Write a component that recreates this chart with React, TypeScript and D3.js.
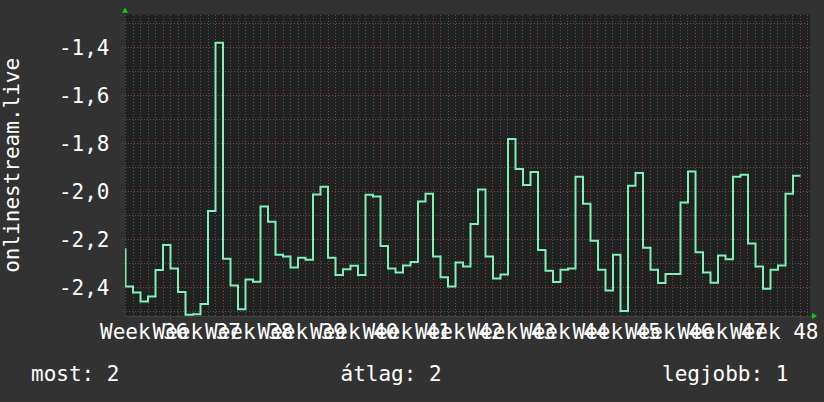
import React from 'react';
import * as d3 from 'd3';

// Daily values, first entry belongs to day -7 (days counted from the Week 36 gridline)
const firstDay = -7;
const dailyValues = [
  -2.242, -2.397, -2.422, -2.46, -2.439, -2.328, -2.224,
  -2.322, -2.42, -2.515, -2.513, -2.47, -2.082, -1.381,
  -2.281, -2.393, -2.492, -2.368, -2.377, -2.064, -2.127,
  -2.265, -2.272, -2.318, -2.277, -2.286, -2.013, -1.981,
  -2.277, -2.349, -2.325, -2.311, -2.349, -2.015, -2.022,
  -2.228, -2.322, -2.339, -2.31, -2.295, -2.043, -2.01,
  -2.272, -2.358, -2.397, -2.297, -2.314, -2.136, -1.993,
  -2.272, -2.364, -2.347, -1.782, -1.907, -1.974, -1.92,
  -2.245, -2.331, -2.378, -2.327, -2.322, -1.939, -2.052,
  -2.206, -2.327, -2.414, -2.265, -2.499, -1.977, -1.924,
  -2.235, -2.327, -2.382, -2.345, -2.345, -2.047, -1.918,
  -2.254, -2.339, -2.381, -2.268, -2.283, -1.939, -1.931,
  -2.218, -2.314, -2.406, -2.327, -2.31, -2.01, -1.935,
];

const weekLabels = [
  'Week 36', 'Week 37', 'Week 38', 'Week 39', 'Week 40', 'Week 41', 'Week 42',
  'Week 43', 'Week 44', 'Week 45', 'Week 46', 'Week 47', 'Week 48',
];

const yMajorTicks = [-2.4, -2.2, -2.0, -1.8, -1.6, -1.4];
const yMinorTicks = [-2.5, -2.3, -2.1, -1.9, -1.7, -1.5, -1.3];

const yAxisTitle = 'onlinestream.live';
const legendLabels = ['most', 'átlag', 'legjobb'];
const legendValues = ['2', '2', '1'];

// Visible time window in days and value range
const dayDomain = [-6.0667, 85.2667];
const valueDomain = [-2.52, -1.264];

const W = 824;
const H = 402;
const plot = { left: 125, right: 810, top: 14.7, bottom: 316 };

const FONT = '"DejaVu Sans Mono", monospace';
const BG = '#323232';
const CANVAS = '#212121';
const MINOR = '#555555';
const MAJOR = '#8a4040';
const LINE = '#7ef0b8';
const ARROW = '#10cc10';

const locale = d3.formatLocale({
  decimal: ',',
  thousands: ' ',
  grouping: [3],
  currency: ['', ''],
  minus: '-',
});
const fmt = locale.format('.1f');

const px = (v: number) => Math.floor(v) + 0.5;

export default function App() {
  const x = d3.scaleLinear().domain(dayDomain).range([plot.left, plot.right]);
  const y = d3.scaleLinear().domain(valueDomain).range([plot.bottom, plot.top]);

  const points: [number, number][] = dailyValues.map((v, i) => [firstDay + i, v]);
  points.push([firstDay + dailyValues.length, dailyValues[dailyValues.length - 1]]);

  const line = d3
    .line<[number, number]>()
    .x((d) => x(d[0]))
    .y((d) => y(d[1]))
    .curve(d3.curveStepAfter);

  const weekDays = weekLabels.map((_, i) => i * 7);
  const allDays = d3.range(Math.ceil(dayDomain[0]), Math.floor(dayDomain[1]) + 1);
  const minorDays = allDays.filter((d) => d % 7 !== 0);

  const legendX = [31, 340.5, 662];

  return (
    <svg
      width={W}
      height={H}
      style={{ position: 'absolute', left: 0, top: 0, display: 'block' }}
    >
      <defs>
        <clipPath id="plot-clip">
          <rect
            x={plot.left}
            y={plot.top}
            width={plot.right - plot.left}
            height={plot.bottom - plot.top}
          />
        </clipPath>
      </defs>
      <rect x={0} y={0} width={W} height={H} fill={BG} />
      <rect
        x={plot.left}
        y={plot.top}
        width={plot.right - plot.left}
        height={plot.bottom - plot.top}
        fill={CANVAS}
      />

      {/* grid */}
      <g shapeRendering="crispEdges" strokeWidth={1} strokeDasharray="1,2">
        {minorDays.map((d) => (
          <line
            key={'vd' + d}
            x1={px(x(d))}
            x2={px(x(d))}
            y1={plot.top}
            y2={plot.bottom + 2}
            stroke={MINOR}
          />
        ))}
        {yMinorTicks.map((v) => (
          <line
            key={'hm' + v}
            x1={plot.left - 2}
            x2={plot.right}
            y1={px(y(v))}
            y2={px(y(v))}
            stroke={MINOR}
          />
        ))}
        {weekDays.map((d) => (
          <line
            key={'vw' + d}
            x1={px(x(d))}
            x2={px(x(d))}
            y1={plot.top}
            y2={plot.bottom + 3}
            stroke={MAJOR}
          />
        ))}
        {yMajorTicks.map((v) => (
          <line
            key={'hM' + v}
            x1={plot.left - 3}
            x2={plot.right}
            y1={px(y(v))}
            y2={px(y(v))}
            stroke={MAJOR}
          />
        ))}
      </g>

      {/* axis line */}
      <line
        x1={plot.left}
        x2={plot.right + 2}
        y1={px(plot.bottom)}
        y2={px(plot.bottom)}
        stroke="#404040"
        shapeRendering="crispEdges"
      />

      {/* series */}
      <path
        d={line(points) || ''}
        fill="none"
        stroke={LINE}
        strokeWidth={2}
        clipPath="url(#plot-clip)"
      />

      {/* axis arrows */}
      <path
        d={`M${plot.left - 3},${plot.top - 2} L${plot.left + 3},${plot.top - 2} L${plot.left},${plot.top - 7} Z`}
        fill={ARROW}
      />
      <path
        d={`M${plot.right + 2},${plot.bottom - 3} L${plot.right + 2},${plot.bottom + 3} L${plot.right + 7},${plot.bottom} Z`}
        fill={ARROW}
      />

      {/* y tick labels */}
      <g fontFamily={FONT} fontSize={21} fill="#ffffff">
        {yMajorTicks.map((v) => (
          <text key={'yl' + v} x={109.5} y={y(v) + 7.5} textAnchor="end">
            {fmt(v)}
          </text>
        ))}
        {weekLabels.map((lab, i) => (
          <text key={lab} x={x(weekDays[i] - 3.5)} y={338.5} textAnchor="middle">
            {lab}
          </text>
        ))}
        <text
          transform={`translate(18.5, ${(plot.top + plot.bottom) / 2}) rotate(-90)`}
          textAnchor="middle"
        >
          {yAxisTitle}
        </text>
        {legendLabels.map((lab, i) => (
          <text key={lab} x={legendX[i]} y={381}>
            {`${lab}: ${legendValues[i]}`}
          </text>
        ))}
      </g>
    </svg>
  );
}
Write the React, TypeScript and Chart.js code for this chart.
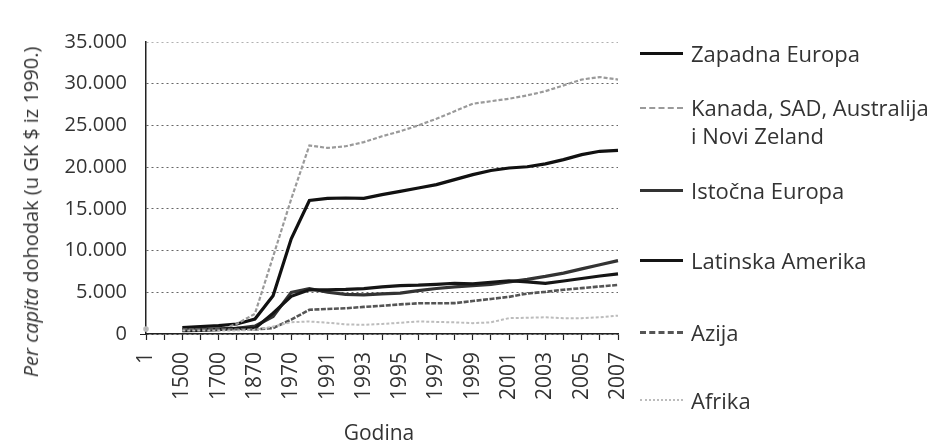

******

— Work required —
Quote the full listing above word for word; exclude every picture from the copy.

— Output of the exercise —
Write a component that recreates this chart with React, TypeScript and D3.js.
import React from 'react';
import * as d3 from 'd3';

// Daily values, first entry belongs to day -7 (days counted from the Week 36 gridline)
const firstDay = -7;
const dailyValues = [
  -2.242, -2.397, -2.422, -2.46, -2.439, -2.328, -2.224,
  -2.322, -2.42, -2.515, -2.513, -2.47, -2.082, -1.381,
  -2.281, -2.393, -2.492, -2.368, -2.377, -2.064, -2.127,
  -2.265, -2.272, -2.318, -2.277, -2.286, -2.013, -1.981,
  -2.277, -2.349, -2.325, -2.311, -2.349, -2.015, -2.022,
  -2.228, -2.322, -2.339, -2.31, -2.295, -2.043, -2.01,
  -2.272, -2.358, -2.397, -2.297, -2.314, -2.136, -1.993,
  -2.272, -2.364, -2.347, -1.782, -1.907, -1.974, -1.92,
  -2.245, -2.331, -2.378, -2.327, -2.322, -1.939, -2.052,
  -2.206, -2.327, -2.414, -2.265, -2.499, -1.977, -1.924,
  -2.235, -2.327, -2.382, -2.345, -2.345, -2.047, -1.918,
  -2.254, -2.339, -2.381, -2.268, -2.283, -1.939, -1.931,
  -2.218, -2.314, -2.406, -2.327, -2.31, -2.01, -1.935,
];

const weekLabels = [
  'Week 36', 'Week 37', 'Week 38', 'Week 39', 'Week 40', 'Week 41', 'Week 42',
  'Week 43', 'Week 44', 'Week 45', 'Week 46', 'Week 47', 'Week 48',
];

const yMajorTicks = [-2.4, -2.2, -2.0, -1.8, -1.6, -1.4];
const yMinorTicks = [-2.5, -2.3, -2.1, -1.9, -1.7, -1.5, -1.3];

const yAxisTitle = 'onlinestream.live';
const legendLabels = ['most', 'átlag', 'legjobb'];
const legendValues = ['2', '2', '1'];

// Visible time window in days and value range
const dayDomain = [-6.0667, 85.2667];
const valueDomain = [-2.52, -1.264];

const W = 824;
const H = 402;
const plot = { left: 125, right: 810, top: 14.7, bottom: 316 };

const FONT = '"DejaVu Sans Mono", monospace';
const BG = '#323232';
const CANVAS = '#212121';
const MINOR = '#555555';
const MAJOR = '#8a4040';
const LINE = '#7ef0b8';
const ARROW = '#10cc10';

const locale = d3.formatLocale({
  decimal: ',',
  thousands: ' ',
  grouping: [3],
  currency: ['', ''],
  minus: '-',
});
const fmt = locale.format('.1f');

const px = (v: number) => Math.floor(v) + 0.5;

export default function App() {
  const x = d3.scaleLinear().domain(dayDomain).range([plot.left, plot.right]);
  const y = d3.scaleLinear().domain(valueDomain).range([plot.bottom, plot.top]);

  const points: [number, number][] = dailyValues.map((v, i) => [firstDay + i, v]);
  points.push([firstDay + dailyValues.length, dailyValues[dailyValues.length - 1]]);

  const line = d3
    .line<[number, number]>()
    .x((d) => x(d[0]))
    .y((d) => y(d[1]))
    .curve(d3.curveStepAfter);

  const weekDays = weekLabels.map((_, i) => i * 7);
  const allDays = d3.range(Math.ceil(dayDomain[0]), Math.floor(dayDomain[1]) + 1);
  const minorDays = allDays.filter((d) => d % 7 !== 0);

  const legendX = [31, 340.5, 662];

  return (
    <svg
      width={W}
      height={H}
      style={{ position: 'absolute', left: 0, top: 0, display: 'block' }}
    >
      <defs>
        <clipPath id="plot-clip">
          <rect
            x={plot.left}
            y={plot.top}
            width={plot.right - plot.left}
            height={plot.bottom - plot.top}
          />
        </clipPath>
      </defs>
      <rect x={0} y={0} width={W} height={H} fill={BG} />
      <rect
        x={plot.left}
        y={plot.top}
        width={plot.right - plot.left}
        height={plot.bottom - plot.top}
        fill={CANVAS}
      />

      {/* grid */}
      <g shapeRendering="crispEdges" strokeWidth={1} strokeDasharray="1,2">
        {minorDays.map((d) => (
          <line
            key={'vd' + d}
            x1={px(x(d))}
            x2={px(x(d))}
            y1={plot.top}
            y2={plot.bottom + 2}
            stroke={MINOR}
          />
        ))}
        {yMinorTicks.map((v) => (
          <line
            key={'hm' + v}
            x1={plot.left - 2}
            x2={plot.right}
            y1={px(y(v))}
            y2={px(y(v))}
            stroke={MINOR}
          />
        ))}
        {weekDays.map((d) => (
          <line
            key={'vw' + d}
            x1={px(x(d))}
            x2={px(x(d))}
            y1={plot.top}
            y2={plot.bottom + 3}
            stroke={MAJOR}
          />
        ))}
        {yMajorTicks.map((v) => (
          <line
            key={'hM' + v}
            x1={plot.left - 3}
            x2={plot.right}
            y1={px(y(v))}
            y2={px(y(v))}
            stroke={MAJOR}
          />
        ))}
      </g>

      {/* axis line */}
      <line
        x1={plot.left}
        x2={plot.right + 2}
        y1={px(plot.bottom)}
        y2={px(plot.bottom)}
        stroke="#404040"
        shapeRendering="crispEdges"
      />

      {/* series */}
      <path
        d={line(points) || ''}
        fill="none"
        stroke={LINE}
        strokeWidth={2}
        clipPath="url(#plot-clip)"
      />

      {/* axis arrows */}
      <path
        d={`M${plot.left - 3},${plot.top - 2} L${plot.left + 3},${plot.top - 2} L${plot.left},${plot.top - 7} Z`}
        fill={ARROW}
      />
      <path
        d={`M${plot.right + 2},${plot.bottom - 3} L${plot.right + 2},${plot.bottom + 3} L${plot.right + 7},${plot.bottom} Z`}
        fill={ARROW}
      />

      {/* y tick labels */}
      <g fontFamily={FONT} fontSize={21} fill="#ffffff">
        {yMajorTicks.map((v) => (
          <text key={'yl' + v} x={109.5} y={y(v) + 7.5} textAnchor="end">
            {fmt(v)}
          </text>
        ))}
        {weekLabels.map((lab, i) => (
          <text key={lab} x={x(weekDays[i] - 3.5)} y={338.5} textAnchor="middle">
            {lab}
          </text>
        ))}
        <text
          transform={`translate(18.5, ${(plot.top + plot.bottom) / 2}) rotate(-90)`}
          textAnchor="middle"
        >
          {yAxisTitle}
        </text>
        {legendLabels.map((lab, i) => (
          <text key={lab} x={legendX[i]} y={381}>
            {`${lab}: ${legendValues[i]}`}
          </text>
        ))}
      </g>
    </svg>
  );
}
Write the React, TypeScript and Chart.js code for this chart.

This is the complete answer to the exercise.